** Data shown **
— start —

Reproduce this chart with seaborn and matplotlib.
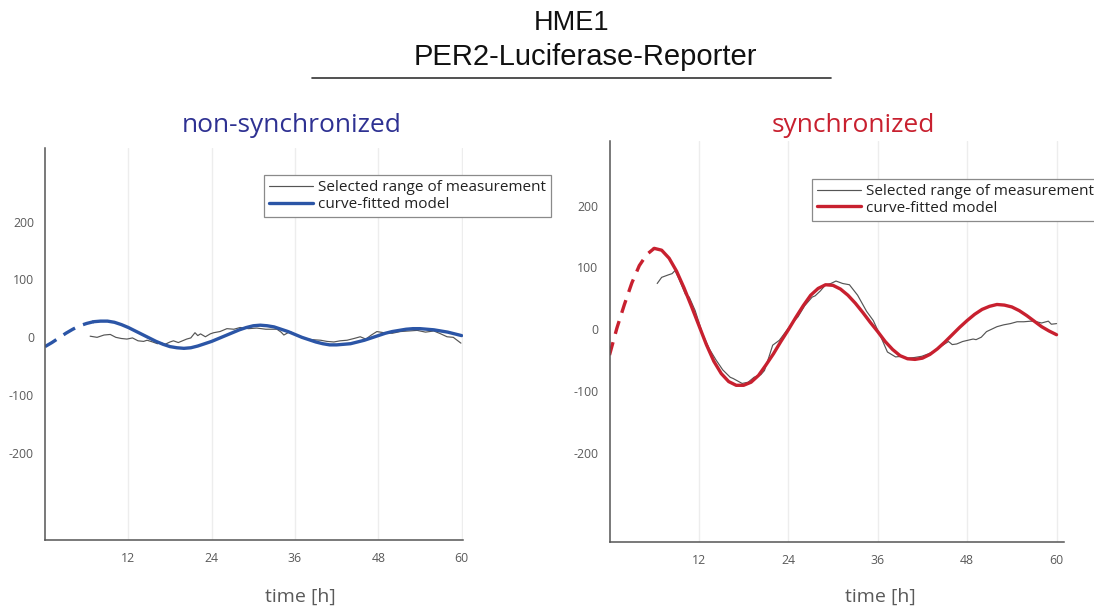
import numpy as np
import matplotlib
matplotlib.use("Agg")
import matplotlib.pyplot as plt
import seaborn as sns

# ---------------- data ----------------
hours_ticks = [12, 24, 36, 48, 60]
y_ticks = [-200, -100, 0, 100, 200]
y_tick_labels = ["-200", "-100", "0", "100", "200"]

model_t = list(range(0, 61))

# non-synchronized
nonsync_meas_t = [6.5, 7.5, 8.5, 9.4, 10.2, 11, 11.8, 12.6, 13.4, 14.2, 14.7, 15.5, 16.2, 16.6, 17.3,
                  18, 18.5, 19.2, 20, 20.4, 21, 21.6, 22, 22.4, 23.1, 23.8, 24.3, 25.2, 26.2, 27.2,
                  28.1, 29.3, 30.5, 31.8, 33.4, 34, 34.4, 35.3, 36.3, 37.3, 38.5, 39.7, 40.6, 41.6,
                  42.5, 43.5, 44.5, 45.4, 46.2, 47, 47.8, 48.8, 50, 51.2, 52.4, 53.6, 54.8, 56, 57,
                  57.9, 58.8, 59.9]
nonsync_meas_y = [2, 0, 4, 5, 0, -2, -3, -1, -6, -7, -5, -8, -11, -9, -12, -8, -6, -9, -5, -3,
                  -1, 8, 3, 6, 1, 6, 8, 10, 15, 14, 17, 15, 16, 14, 14, 9, 4, 10, 3, -2,
                  -4, -5, -7, -8, -6, -5, -2, 1, -3, 4, 10, 8, 7, 10, 11, 12, 9, 11, 6, 1,
                  0, -10]
nonsync_model_y = [-16, -9, -1, 7, 14, 20, 24, 27, 28, 28, 26, 22, 17, 11, 5, -1, -7, -12, -16, -18,
                   -19, -18, -15, -11, -7, -2, 3, 8, 13, 17, 20, 21, 20, 18, 14, 10, 5, 0, -4, -8,
                   -11, -13, -13, -12, -11, -8, -5, -1, 3, 7, 10, 12, 14, 15, 15, 14, 13, 11, 9, 6, 3]
nonsync_fit_start = 7

# synchronized
sync_meas_t = [6.4, 7.0, 7.9, 8.4, 8.8, 9.3, 10.2, 10.7, 11.5, 12.5, 13.4, 14.3, 15.2, 16.2, 16.6,
               17.2, 17.8, 18.6, 19.4, 19.8, 20.3, 20.8, 21.4, 21.9, 22.8, 23.6, 24.4, 25.3, 26.2,
               27.2, 27.6, 28.3, 29.0, 29.7, 30.4, 31.3, 32.2, 33.3, 34.5, 35.4, 36.4, 37.3, 38.4,
               39.2, 40.0, 40.9, 41.9, 42.8, 43.7, 44.6, 45.5, 46.0, 46.6, 47.4, 48.1, 48.8, 49.2,
               49.9, 50.6, 51.3, 52.0, 52.9, 53.8, 54.7, 55.6, 56.6, 57.3, 58.0, 58.9, 59.3, 60.0]
sync_meas_y = [74, 84, 88, 90, 95, 82, 56, 52, 30, -8, -32, -50, -66, -78, -80, -84, -88, -86, -78, -76,
               -74, -67, -45, -26, -18, -5, 8, 20, 38, 52, 54, 62, 72, 74, 78, 74, 72, 55, 29, 14,
               -12, -37, -45, -44, -47, -46, -44, -40, -35, -27, -20, -25, -24, -20, -18, -16, -17, -13, -4, 0,
               4, 7, 9, 12, 12, 13, 12, 10, 13, 8, 9]
sync_model_y = [-42, 2, 40, 75, 103, 121, 131, 128, 115, 94, 67, 37, 6, -25, -52, -72, -85, -91, -91, -86,
                -75, -58, -40, -20, -1, 19, 38, 55, 66, 72, 71, 65, 55, 42, 27, 11, -4, -20, -33, -43,
                -48, -49, -47, -41, -32, -21, -9, 3, 14, 24, 32, 37, 40, 39, 36, 30, 22, 13, 4, -3, -9]
sync_fit_start = 6

labels = ["Selected range of measurement", "curve-fitted model"]

# ---------------- style ----------------
sns.set_theme(style="white")
plt.rcParams['font.family'] = ['Open Sans', 'DejaVu Sans']

W, H = 1094, 607
fig = plt.figure(figsize=(W / 100, H / 100), dpi=100)

BLUE = "#2b55a6"
RED = "#c8202f"
GRAY = "#555555"
TXT = "#5a5a5a"


def px_axes(left, top, right, bottom):
    return fig.add_axes([left / W, 1 - bottom / H, (right - left) / W, (bottom - top) / H])


def panel(ax, meas_t, meas_y, mod_y, fit_start, color, xlim, ylim, anchor):
    mt = np.array(model_t, dtype=float)
    my = np.array(mod_y, dtype=float)
    sns.lineplot(x=meas_t, y=meas_y, ax=ax, color=GRAY, lw=0.85, sort=False,
                 label=labels[0], legend=False)
    solid = mt >= fit_start
    dashed = mt <= fit_start
    sns.lineplot(x=mt[solid], y=my[solid], ax=ax, color=color, lw=2.4, sort=False,
                 label=labels[1], legend=False)
    sns.lineplot(x=mt[dashed], y=my[dashed], ax=ax, color=color, lw=2.4, sort=False,
                 legend=False)
    ax.lines[-1].set_dashes([4, 2.6])
    ax.set_xlim(*xlim)
    ax.set_ylim(*ylim)
    ax.set_xticks(hours_ticks)
    ax.set_xticklabels([str(h) for h in hours_ticks])
    ax.set_yticks(y_ticks)
    ax.set_yticklabels(y_tick_labels)
    ax.tick_params(axis='both', length=0, labelsize=8.8, labelcolor=TXT)
    ax.tick_params(axis='x', pad=9)
    ax.tick_params(axis='y', pad=8)
    ax.grid(axis='x', color='#ededed', lw=1.0)
    ax.grid(axis='y', visible=False)
    sns.despine(ax=ax)
    for s in ['left', 'bottom']:
        ax.spines[s].set_color('#555555')
        ax.spines[s].set_linewidth(1.1)
    ax.set_xlabel("")
    ax.set_ylabel("")
    h, l = ax.get_legend_handles_labels()
    leg = ax.legend(h[:2], l[:2], loc='upper left', bbox_to_anchor=anchor, frameon=True,
                    fancybox=False, edgecolor='#8a8a8a', framealpha=1, fontsize=11,
                    handlelength=2.9, handletextpad=0.3, borderpad=0.32, labelspacing=0.12,
                    borderaxespad=0)
    leg.get_frame().set_linewidth(0.9)
    for t in leg.get_texts():
        t.set_color('#222222')


axL = px_axes(45, 148, 463, 540)
panel(axL, nonsync_meas_t, nonsync_meas_y, nonsync_model_y, nonsync_fit_start, BLUE,
      (0, 60.2), (-350, 327), (0.524, 0.930))

axR = px_axes(609.5, 141, 1064, 542)
panel(axR, sync_meas_t, sync_meas_y, sync_model_y, sync_fit_start, RED,
      (0, 61.0), (-345, 305), (0.4455, 0.905))

# titles
fig.text(572 / W, 1 - 23 / H, "HME1", ha='center', va='center', fontsize=19.5,
         family=['Liberation Sans', 'DejaVu Sans'], color='#111111')
fig.text(585 / W, 1 - 57 / H, "PER2-Luciferase-Reporter", ha='center', va='center', fontsize=21,
         family=['Liberation Sans', 'DejaVu Sans'], color='#111111')
fig.add_artist(plt.Line2D([312 / W, 831 / W], [1 - 78 / H, 1 - 78 / H], color='#333333', lw=1.2))

fig.text(292 / W, 1 - 125 / H, "non-synchronized", ha='center', va='center', fontsize=19,
         color='#2e3192')
fig.text(853 / W, 1 - 125 / H, "synchronized", ha='center', va='center', fontsize=19,
         color='#c8202f')

fig.text(300 / W, 1 - 597 / H, "time [h]", ha='center', va='center', fontsize=14, color=TXT)
fig.text(880 / W, 1 - 597 / H, "time [h]", ha='center', va='center', fontsize=14, color=TXT)

fig.savefig("out.png", dpi=100, facecolor='white')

— end —

** Short problem **
Set the lines above down again, word for word, from the first through the one containing "model_t = list(range(0, 61))"; pictures excluded.

** Finished answer **
Reproduce this chart with seaborn and matplotlib.
import numpy as np
import matplotlib
matplotlib.use("Agg")
import matplotlib.pyplot as plt
import seaborn as sns

# ---------------- data ----------------
hours_ticks = [12, 24, 36, 48, 60]
y_ticks = [-200, -100, 0, 100, 200]
y_tick_labels = ["-200", "-100", "0", "100", "200"]

model_t = list(range(0, 61))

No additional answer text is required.